Data for training general named entity recognizers is difficult to come by, and efficient machine learning methods are required once we have found hundreds of millions of labeled observations. We present an implemented system that addresses these issues, including a method for automatically generating training data, and a multi-class online classiﬁcation training method that learns to recognize not only high level categories such as place and person, but also more ﬁnegrained categories such as soccer players, birds, and universities.
The resulting system gives precision and recall performance comparable to that obtained for more limited entity types in much more structured domains such as company recognition in newswire, even though web documents often lack consistent capitalization and grammatical sentence construction.

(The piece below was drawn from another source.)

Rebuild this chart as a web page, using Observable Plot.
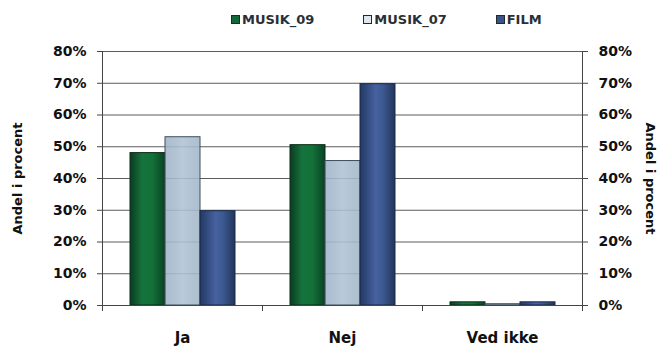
<!DOCTYPE html>
<html>
<head>
<meta charset="utf-8">
<script src="https://cdn.jsdelivr.net/npm/d3@7"></script>
<script src="https://cdn.jsdelivr.net/npm/@observablehq/plot@0.6"></script>
<style>
  body { margin: 0; background: #fff; font-family: "DejaVu Sans", sans-serif; }
  #legend {
    height: 38px; display: flex; align-items: center;
    padding-left: 231px; gap: 49px;
    font-weight: bold; font-size: 13px; color: #2a3035;
  }
  .item { display: flex; align-items: center; gap: 2px; }
  .swatch { width: 9px; height: 9px; box-sizing: border-box; border: 1.5px solid #1e2a30; }
</style>
</head>
<body>
<div id="legend"></div>
<div id="chart"></div>
<script>
// Answers per category, share of respondents
const categories = ["Ja", "Nej", "Ved ikke"];
const series = ["MUSIK_09", "MUSIK_07", "FILM"];
const musik09 = [0.48, 0.505, 0.01];
const musik07 = [0.53, 0.455, 0.004];
const film = [0.297, 0.697, 0.01];
const yTicks = [0, 0.1, 0.2, 0.3, 0.4, 0.5, 0.6, 0.7, 0.8];
const axisTitle = "Andel i procent";

const valuesBySeries = { MUSIK_09: musik09, MUSIK_07: musik07, FILM: film };
const rows = categories.flatMap((category, i) =>
  series.map(s => ({ category, series: s, value: valuesBySeries[s][i] }))
);

// Bar looks: gradient fill + outline, one per series
const look = {
  MUSIK_09: { fill: "url(#gradMusik09)", stroke: "#0a2c17", swatch: "#13673a", fillOpacity: 1 },
  MUSIK_07: { fill: "url(#gradMusik07)", stroke: "#3e4e5c", swatch: "#dfe6ec", fillOpacity: 0.88 },
  FILM:     { fill: "url(#gradFilm)",    stroke: "#1a2846", swatch: "#3a5486", fillOpacity: 1 }
};

// Legend
const legend = d3.select("#legend");
series.forEach(s => {
  const item = legend.append("div").attr("class", "item");
  item.append("div").attr("class", "swatch").style("background", look[s].swatch);
  item.append("span").text(s);
});

const width = 663, height = 311;
const marginTop = 13, marginBottom = 44, marginLeft = 101, marginRight = 80;
const innerHeight = height - marginTop - marginBottom;
const lineColor = "#454545";

const chart = Plot.plot({
  width, height, marginTop, marginBottom, marginLeft, marginRight,
  style: { fontFamily: "DejaVu Sans", fontWeight: "bold", color: "#111", background: "#fff" },
  fx: { domain: categories, padding: 0, axis: null },
  x: { domain: series, paddingInner: 0, paddingOuter: 0.75, axis: null },
  y: { domain: [0, 0.8], axis: null },
  marks: [
    Plot.gridY(yTicks, { stroke: "#4a4a4a", strokeOpacity: 0.9 }),
    ...series.map(s =>
      Plot.barY(rows.filter(d => d.series === s), {
        fx: "category", x: "series", y: "value",
        fill: look[s].fill, fillOpacity: look[s].fillOpacity,
        stroke: look[s].stroke, strokeWidth: 1
      })
    ),
    Plot.ruleY([0], { stroke: lineColor }),
    Plot.frame({ anchor: "left", facetAnchor: "left", stroke: lineColor }),
    Plot.frame({ anchor: "right", facetAnchor: "right", stroke: lineColor }),
    // short ticks below the baseline at each category boundary
    Plot.frame({ anchor: "left", insetTop: innerHeight, insetBottom: -5, stroke: lineColor }),
    Plot.frame({ anchor: "right", facetAnchor: "right", insetTop: innerHeight, insetBottom: -5, stroke: lineColor }),
    Plot.axisY(yTicks, {
      anchor: "left", tickFormat: d3.format(".0%"), tickSize: 5, tickPadding: 11,
      fontSize: 14, stroke: lineColor,
      label: axisTitle, labelArrow: "none", labelAnchor: "center", labelOffset: 90
    }),
    Plot.axisY(yTicks, {
      anchor: "right", tickFormat: d3.format(".0%"), tickSize: 5, tickPadding: 11,
      fontSize: 14, stroke: lineColor,
      label: axisTitle, labelArrow: "none", labelAnchor: "center", labelOffset: 63
    }),
    Plot.axisFx({ anchor: "bottom", tickSize: 0, tickPadding: 27, fontSize: 15, label: null })
  ]
});

// Horizontal shading gradients for the bars
const svg = d3.select(chart);
const defs = svg.insert("defs", ":first-child");
function gradient(id, stops) {
  const g = defs.append("linearGradient").attr("id", id)
    .attr("x1", 0).attr("x2", 1).attr("y1", 0).attr("y2", 0);
  stops.forEach(([offset, color]) => g.append("stop").attr("offset", offset).attr("stop-color", color));
}
gradient("gradMusik09", [[0, "#0b3c21"], [0.35, "#15743d"], [0.65, "#127038"], [1, "#0b4224"]]);
gradient("gradMusik07", [[0, "#9db2c6"], [0.5, "#afc2d3"], [1, "#a1b6c9"]]);
gradient("gradFilm", [[0, "#223963"], [0.45, "#4662a0"], [0.65, "#3d5991"], [1, "#21365c"]]);

// Axis titles: slightly smaller; the right one reads top to bottom
const titles = svg.selectAll('g[aria-label="y-axis label"] text');
titles.attr("font-size", 13);
titles.filter((d, i) => i === 1).each(function () {
  const t = this.getAttribute("transform") || "";
  this.setAttribute("transform", t.replace("rotate(-90)", "rotate(90)"));
});

document.getElementById("chart").appendChild(chart);
</script>
</body>
</html>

The paper is broken down into the following sections:
2. Training Set Generation
2.1 Entity Extraction with Factzor
2.1.1 Mention Extraction via lists
2.1.2 Mention Extraction Via Templates
2.2 Training Set Extension
2.4 Feature Generator
3 Machine Learning
3.1 Feature Screening
3.2 Perceptron Algorithm
3.3 Use of Class Hierarchy
3.4 Error Correcting Output Codes
3.5 Prediction Resolution
4.1 Feature Benefit
5. Related Work
This was the most telling passage for me:
Key to the success of our system was the use of a method we call “factzor” for unsupervised extraction of facts from the web. Factzor ﬁnds templates that can be used to identify high quality entity mentions of known type. Factzor starts with a seed set of entities of known type and (optionally) relations among them. As mentioned above, we use entities and facts extracted from sources such as Wikipedia and IMDB. We then search the web for occurrences of the names of entities. Recurring patterns(“templates”)in the text around the names are extracted, ﬁltered, (optionally) generalized, and then used to extract more facts or, in our case, entity mentions of known type.
It really wasn’t that information about entities was hard to find on the Web. Instead, the difficulty was knowing where to look for it, and how to ask for it, in a way that made it easy to extract from the Web.
That might be true about a lot of things.